Well, I don't know. I think a good bit of your knowledge of a pack of matches either is accompanied by, or simply is, linguistic. You hold your knowledge of the book of matches partly (or entirely?) as a set of words about it. So if you now say to someone, "no, the bigger pack of matches" and they hand you the one you want, well, now both of your ideas about what bigness means would seem to correspond. Scientists need even more precise descriptions so they use mathematical formulas, but formulas that communicate the same thing about the item in question to both people using them. Again, exactly the same thing? No. Every breakdown in communication shows that our underderstandings aren't exactly matched. But every successful act of communication shows there's some congruence.
 
Just got back from the second (and final for this week) presentation of the first part of the second circle, in the other library.

It went GREAT :D

(by contrast, the one in the previous library, the previous Monday, was HORRIBLE).

I am happy, though :) There was some discussion and i noted that the library program is not about defining what is correct in the philosophical statements examined, given they are naturally sensed/understood/reshaped differently by each person.

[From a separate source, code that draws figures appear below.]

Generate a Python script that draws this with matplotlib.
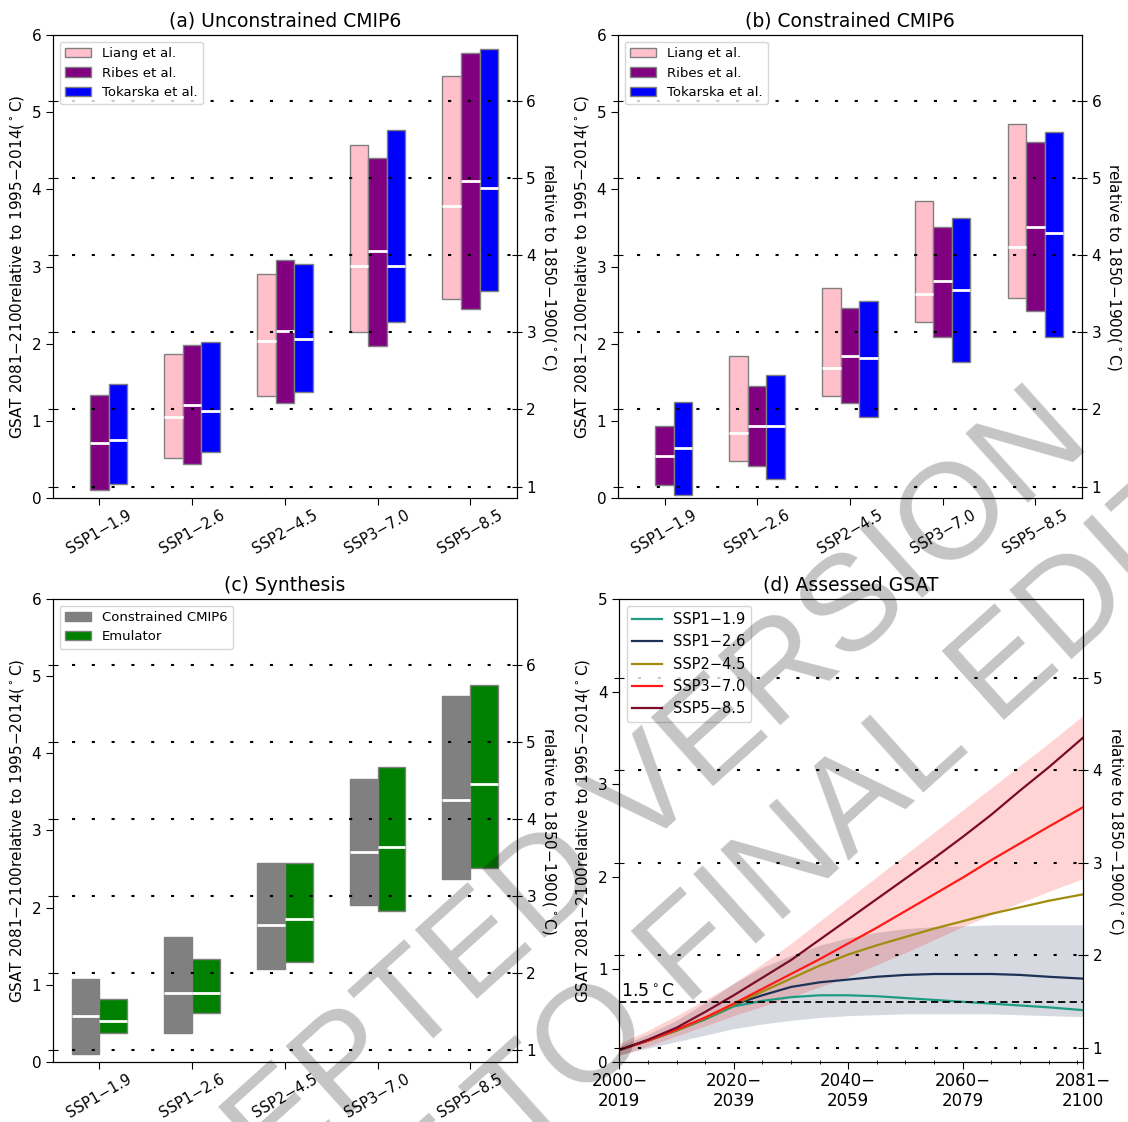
import numpy as np
import matplotlib.pyplot as plt
from matplotlib.ticker import MultipleLocator

plt.rcParams['font.family'] = 'DejaVu Sans'
plt.rcParams['font.size'] = 11

scenarios = ['SSP1−1.9', 'SSP1−2.6', 'SSP2−4.5', 'SSP3−7.0', 'SSP5−8.5']
nan = np.nan
pi_offset = 0.85  # 1995-2014 relative to 1850-1900

# (a) unconstrained CMIP6, 2081-2100 (low, median, high)
a_liang_lo = [nan, 0.52, 1.33, 2.15, 2.58]
a_liang_med = [nan, 1.05, 2.04, 3.01, 3.78]
a_liang_hi = [nan, 1.87, 2.91, 4.57, 5.47]
a_ribes_lo = [0.11, 0.44, 1.23, 1.97, 2.45]
a_ribes_med = [0.72, 1.21, 2.16, 3.20, 4.11]
a_ribes_hi = [1.34, 1.99, 3.08, 4.41, 5.77]
a_tok_lo = [0.19, 0.60, 1.38, 2.28, 2.69]
a_tok_med = [0.76, 1.13, 2.06, 3.01, 4.02]
a_tok_hi = [1.48, 2.02, 3.03, 4.77, 5.82]

# (b) constrained CMIP6
b_liang_lo = [nan, 0.48, 1.33, 2.28, 2.60]
b_liang_med = [nan, 0.85, 1.69, 2.65, 3.26]
b_liang_hi = [nan, 1.84, 2.72, 3.85, 4.85]
b_ribes_lo = [0.17, 0.42, 1.23, 2.09, 2.43]
b_ribes_med = [0.55, 0.94, 1.84, 2.81, 3.52]
b_ribes_hi = [0.93, 1.45, 2.47, 3.52, 4.61]
b_tok_lo = [0.04, 0.25, 1.05, 1.76, 2.09]
b_tok_med = [0.65, 0.93, 1.81, 2.70, 3.44]
b_tok_hi = [1.24, 1.60, 2.56, 3.63, 4.75]

# (c) synthesis
c_cmip_lo = [0.10, 0.38, 1.20, 2.04, 2.37]
c_cmip_med = [0.60, 0.90, 1.78, 2.72, 3.40]
c_cmip_hi = [1.08, 1.62, 2.58, 3.67, 4.74]
c_emu_lo = [0.38, 0.63, 1.29, 1.96, 2.51]
c_emu_med = [0.53, 0.90, 1.85, 2.79, 3.60]
c_emu_hi = [0.82, 1.33, 2.58, 3.82, 4.89]

# (d) assessed GSAT, 20-year means starting in each year
years = [2000, 2005, 2010, 2015, 2020, 2025, 2030, 2035, 2040,
         2045, 2050, 2055, 2060, 2065, 2070, 2075, 2081]
ssp119 = [0.13, 0.23, 0.34, 0.46, 0.60, 0.66, 0.70, 0.72, 0.72,
          0.71, 0.69, 0.67, 0.65, 0.63, 0.61, 0.59, 0.56]
ssp126 = [0.13, 0.23, 0.34, 0.47, 0.62, 0.72, 0.81, 0.86, 0.89,
          0.92, 0.94, 0.95, 0.95, 0.95, 0.94, 0.92, 0.90]
ssp245 = [0.13, 0.23, 0.34, 0.47, 0.62, 0.76, 0.90, 1.04, 1.16,
          1.26, 1.35, 1.44, 1.52, 1.60, 1.67, 1.74, 1.81]
ssp370 = [0.13, 0.23, 0.35, 0.48, 0.63, 0.79, 0.95, 1.11, 1.28,
          1.45, 1.63, 1.81, 1.99, 2.18, 2.36, 2.54, 2.75]
ssp585 = [0.13, 0.24, 0.37, 0.54, 0.72, 0.91, 1.10, 1.32, 1.54,
          1.76, 1.98, 2.20, 2.43, 2.67, 2.93, 3.18, 3.50]
ssp370_lo = [0.07, 0.17, 0.28, 0.39, 0.50, 0.60, 0.70, 0.81, 0.92,
             1.05, 1.18, 1.32, 1.46, 1.59, 1.72, 1.84, 1.98]
ssp370_hi = [0.20, 0.34, 0.50, 0.67, 0.85, 1.06, 1.28, 1.52, 1.76,
             2.00, 2.24, 2.48, 2.72, 2.96, 3.20, 3.44, 3.74]
ssp126_lo = [0.08, 0.15, 0.22, 0.29, 0.36, 0.41, 0.45, 0.48, 0.50,
             0.51, 0.52, 0.52, 0.52, 0.52, 0.51, 0.50, 0.49]
ssp126_hi = [0.17, 0.30, 0.45, 0.64, 0.85, 1.02, 1.15, 1.26, 1.34,
             1.40, 1.44, 1.46, 1.47, 1.48, 1.48, 1.48, 1.48]
year_ticks = [2000, 2020, 2040, 2060, 2081]
year_labels = ['2000−\n2019', '2020−\n2039', '2040−\n2059', '2060−\n2079', '2081−\n2100']
limit_15 = 1.5  # relative to 1850-1900

ylab = 'GSAT 2081−2100relative to 1995−2014($^\\circ$C)'
ylab_pi = 'relative to 1850−1900($^\\circ$C)'
dots = (0, (1.5, 8))


def range_bars(ax, lo, med, hi, offset, width, color, label):
    x = np.arange(len(scenarios)) + offset
    lo, med, hi = np.asarray(lo), np.asarray(med), np.asarray(hi)
    ax.bar(x, hi - lo, width, bottom=lo, color=color, edgecolor='grey',
           linewidth=1, label=label, zorder=2)
    ax.hlines(med, x - width / 2, x + width / 2, colors='white', linewidth=2, zorder=3)


def right_axis(ax, ytop, legend_size):
    ax.set_ylim(0, ytop)
    ax.set_ylabel(ylab, fontsize=11)
    ax.tick_params(axis='y', length=5)
    ax2 = ax.twinx()
    ax2.set_ylim(pi_offset, ytop + pi_offset)
    ax2.set_yticks(np.arange(1, ytop + 1))
    ax2.tick_params(axis='y', direction='inout', length=7, left=True)
    ax2.set_ylabel(ylab_pi, rotation=270, labelpad=16, fontsize=11)
    for v in np.arange(1, ytop + 1):
        ax2.axhline(v, xmin=0.04, color='black', linewidth=1.5, linestyle=dots)
    handles, labels = ax.get_legend_handles_labels()
    ax2.legend(handles, labels, loc='upper left', fontsize=legend_size)
    return ax2


def scenario_axis(ax, title):
    ax.set_xlim(-0.5, len(scenarios) - 0.5)
    ax.set_xticks(np.arange(len(scenarios)))
    ax.set_xticklabels(scenarios, rotation=30, ha='center', fontsize=10.5)
    ax.tick_params(axis='x', length=5, pad=2)
    ax.set_title(title, fontsize=13.5)


fig = plt.figure(figsize=(11.28, 11.22), dpi=100)
w, h = 0.411, 0.4127
ax_a = fig.add_axes([0.047, 0.556, w, h])
ax_b = fig.add_axes([0.548, 0.556, w, h])
ax_c = fig.add_axes([0.047, 0.0535, w, h])
ax_d = fig.add_axes([0.549, 0.0535, w, h])

# (a) and (b): three constraint studies side by side
for ax, data, title in [
    (ax_a, (a_liang_lo, a_liang_med, a_liang_hi, a_ribes_lo, a_ribes_med, a_ribes_hi,
            a_tok_lo, a_tok_med, a_tok_hi), '(a) Unconstrained CMIP6'),
    (ax_b, (b_liang_lo, b_liang_med, b_liang_hi, b_ribes_lo, b_ribes_med, b_ribes_hi,
            b_tok_lo, b_tok_med, b_tok_hi), '(b) Constrained CMIP6'),
]:
    range_bars(ax, *data[0:3], -0.2, 0.2, 'pink', 'Liang et al.')
    range_bars(ax, *data[3:6], 0.0, 0.2, 'purple', 'Ribes et al.')
    range_bars(ax, *data[6:9], 0.2, 0.2, 'blue', 'Tokarska et al.')
    scenario_axis(ax, title)
    right_axis(ax, 6, 9.5)

# (c) synthesis
range_bars(ax_c, c_cmip_lo, c_cmip_med, c_cmip_hi, -0.15, 0.3, 'grey', 'Constrained CMIP6')
range_bars(ax_c, c_emu_lo, c_emu_med, c_emu_hi, 0.15, 0.3, 'green', 'Emulator')
scenario_axis(ax_c, '(c) Synthesis')
right_axis(ax_c, 6, 9.5)

# (d) assessed GSAT time series
ax_d.fill_between(years, ssp126_lo, ssp126_hi, color='#1f3358', alpha=0.18, linewidth=0)
ax_d.fill_between(years, ssp370_lo, ssp370_hi, color='red', alpha=0.17, linewidth=0)
ax_d.plot(years, ssp119, color='#1e9c84', lw=1.6, label='SSP1−1.9')
ax_d.plot(years, ssp126, color='#1d3157', lw=1.6, label='SSP1−2.6')
ax_d.plot(years, ssp245, color='#a08c0e', lw=1.6, label='SSP2−4.5')
ax_d.plot(years, ssp370, color='#ff1a1a', lw=1.6, label='SSP3−7.0')
ax_d.plot(years, ssp585, color='#7a0c26', lw=1.6, label='SSP5−8.5')
ax_d.axhline(limit_15 - pi_offset, color='black', lw=1.3, linestyle=(0, (4, 2.4)))
ax_d.text(years[0] + 0.3, limit_15 - pi_offset + 0.02, '1.5$^\\circ$C', fontsize=12.5,
          va='bottom', ha='left')
ax_d.set_xlim(years[0], years[-1])
ax_d.set_xticks(year_ticks)
ax_d.set_xticklabels(year_labels, fontsize=12)
ax_d.xaxis.set_minor_locator(MultipleLocator(5))
ax_d.tick_params(axis='x', which='major', length=5, pad=2)
ax_d.tick_params(axis='x', which='minor', length=3, direction='inout')
ax_d.set_title('(d) Assessed GSAT', fontsize=13.5)
right_axis(ax_d, 5, 10.5)

# draft stamp across the page
stamp = dict(fontsize=98, color='black', alpha=0.23, ha='center', va='center',
             rotation=42, rotation_mode='anchor', family='Liberation Sans')
fig.text(0.490, 0.212, 'ACCEPTED VERSION', **stamp)
fig.text(0.568, 0.108, 'SUBJECT TO FINAL EDITS', **stamp)

fig.savefig('out.png', dpi=100)
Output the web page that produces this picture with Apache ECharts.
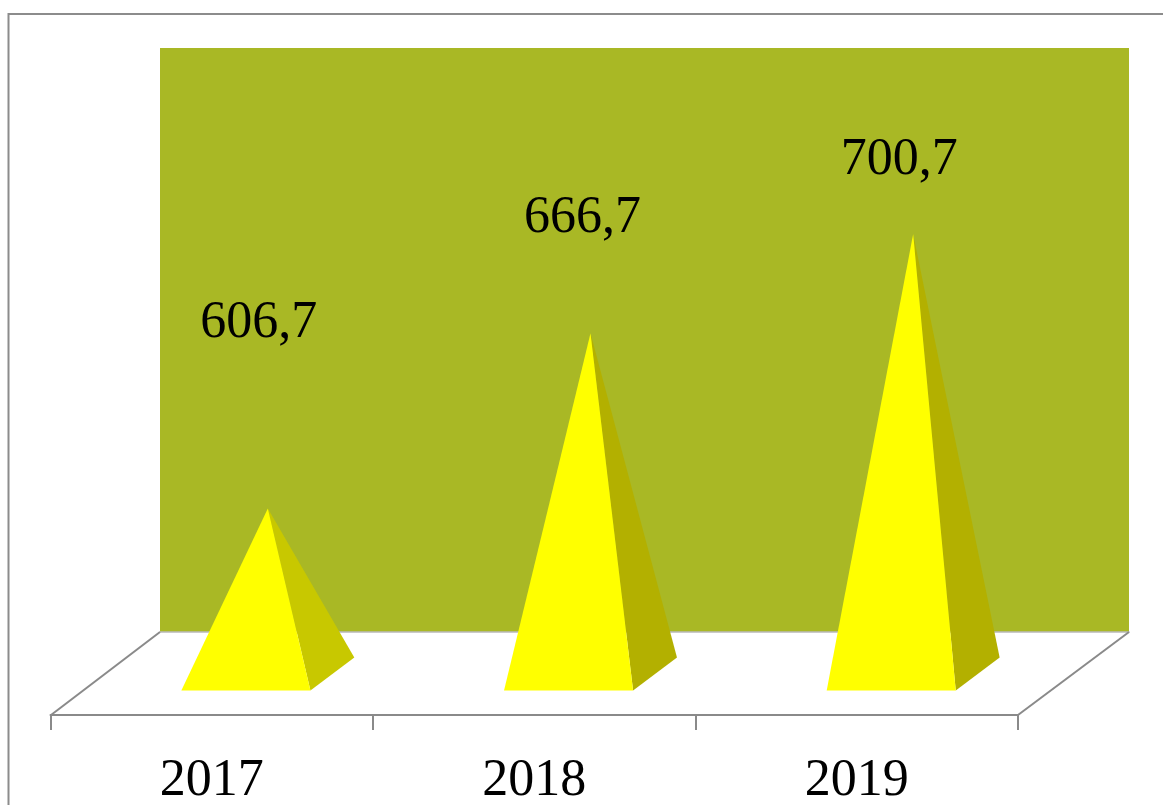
<!DOCTYPE html>
<html>
<head>
<meta charset="utf-8">
<style>html,body{margin:0;padding:0;background:#fff}#c{width:1163px;height:805px}</style>
<script src="https://cdn.jsdelivr.net/npm/echarts@6/dist/echarts.min.js"></script>
</head>
<body>
<div id="c"></div>
<script>
const categories = ['2017', '2018', '2019'];
const values = [606.7, 666.7, 700.7];
const valueLabels = ['606,7', '666,7', '700,7'];
const axisMin = 550;
const axisMax = 750;

const labelShift = [[-9, -185], [-8, -115], [-14, -74]];
const sideColors = ['#c8c800', '#b3b000', '#b3b000'];
const GREY = '#8a8a8a';
const FONT = '"Liberation Serif", "Times New Roman", serif';

const chart = echarts.init(document.getElementById('c'), null, { renderer: 'canvas' });

function yAxis(gridIndex) {
  return { type: 'value', gridIndex, min: axisMin, max: axisMax, show: false };
}

chart.setOption({
  animation: false,
  backgroundColor: '#fff',
  graphic: [{
    type: 'rect', silent: true, z: 0,
    shape: { x: 8.5, y: 14, width: 1300, height: 1000 },
    style: { fill: 'none', stroke: '#8c8c8c', lineWidth: 2 }
  }],
  grid: [
    { left: 160, top: 48, width: 969, height: 584, show: true, backgroundColor: '#a9b825', borderWidth: 0 },
    { left: 50.5, top: 131, width: 967.5, height: 584, show: false, outerBoundsMode: 'none' },
    { left: 106.5, top: 90, width: 968, height: 584, show: false }
  ],
  xAxis: [
    {
      type: 'category', gridIndex: 0, data: categories,
      axisLine: { show: true, lineStyle: { color: '#b9b9b9', width: 1.5 } },
      axisTick: { show: false }, axisLabel: { show: false }, splitLine: { show: false }
    },
    {
      type: 'category', gridIndex: 1, data: categories,
      axisLine: { show: true, lineStyle: { color: GREY, width: 2 } },
      axisTick: { show: true, length: 15, lineStyle: { color: GREY, width: 2 } },
      axisLabel: { show: true, color: '#000', fontFamily: FONT, fontSize: 52, margin: 40 },
      splitLine: { show: false }
    },
    { type: 'category', gridIndex: 2, data: categories, show: false }
  ],
  yAxis: [yAxis(0), yAxis(1), yAxis(2)],
  series: [
    {
      // floor side edges, from the wall's lower corners to the front axis ends
      type: 'custom', xAxisIndex: 0, yAxisIndex: 0, z: 2, silent: true,
      data: [[0, axisMin]],
      renderItem(params) {
        const r = params.coordSys;
        const bottom = r.y + r.height;
        const style = { stroke: GREY, lineWidth: 2, fill: 'none' };
        return {
          type: 'group',
          children: [
            { type: 'line', shape: { x1: r.x, y1: bottom, x2: 51, y2: 715 }, style },
            { type: 'line', shape: { x1: r.x + r.width, y1: bottom, x2: 1018, y2: 715 }, style }
          ]
        };
      }
    },
    {
      type: 'custom', xAxisIndex: 2, yAxisIndex: 2, z: 5,
      encode: { x: 0, y: 1 },
      data: values.map((v, i) => [i, v]),
      renderItem(params, api) {
        const i = params.dataIndex;
        const base = api.coord([api.value(0), axisMin]);
        const apex = api.coord([api.value(0), api.value(1)]);
        const band = api.size([1, 0])[0];
        const hw = band * 0.2;
        const dx = band * 0.068;
        const dy = 16.5;
        const fl = [base[0] - hw - dx, base[1] + dy];
        const fr = [base[0] + hw - dx, base[1] + dy];
        const br = [base[0] + hw + dx, base[1] - dy];
        return {
          type: 'group',
          children: [
            { type: 'polygon', shape: { points: [fr, br, apex] }, style: { fill: sideColors[i] } },
            { type: 'polygon', shape: { points: [fl, fr, apex] }, style: { fill: '#ffff00' } },
            {
              type: 'text',
              x: apex[0] + labelShift[i][0],
              y: apex[1] + labelShift[i][1],
              style: {
                text: valueLabels[i], fill: '#000',
                font: '52px ' + FONT, align: 'center', verticalAlign: 'middle'
              }
            }
          ]
        };
      }
    }
  ]
});
</script>
</body>
</html>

We talked of objects (material), ideas, math and axioms, whether this or that philosopher claimed we can ever have knowledge, and if there is a higher bringer of knowledge (eg some over-ideal, or even something godlike) in each system (eg Socratic, Eleatic, Heraklitan etc).
I felt like it was an honest and nice hour and something in the library, talking with 15 people there and not giving an endless lecture...
 
I do believe that i'm the man with 9 queens and 2 rooks sometimes (it's chessically possible) and people get scared and try to avoid me at all costs.

However, i can still be wielding 9 queens and be polite. What about "Hello, i'm a martial artist who has been learning how to kill people all his life (20+ years) and i can kill you in 15 seconds. But I won't. Actually i really like you"
 
9 queens and 2 rooks may be chessically possible. But it's not very chessically interesting. I presume you've got a king as well, otherwise that's just not chess. So, you've got 2 rooks, one king, and 5 queens on the back row. And 4 queens and 4 pawns on the second row.

Or do you mean, the standard back row, plus 8 queens, all pawns promoted? Yeah. That makes more sense. Don't see how you reach that, though, without willful cooperation from your opponent.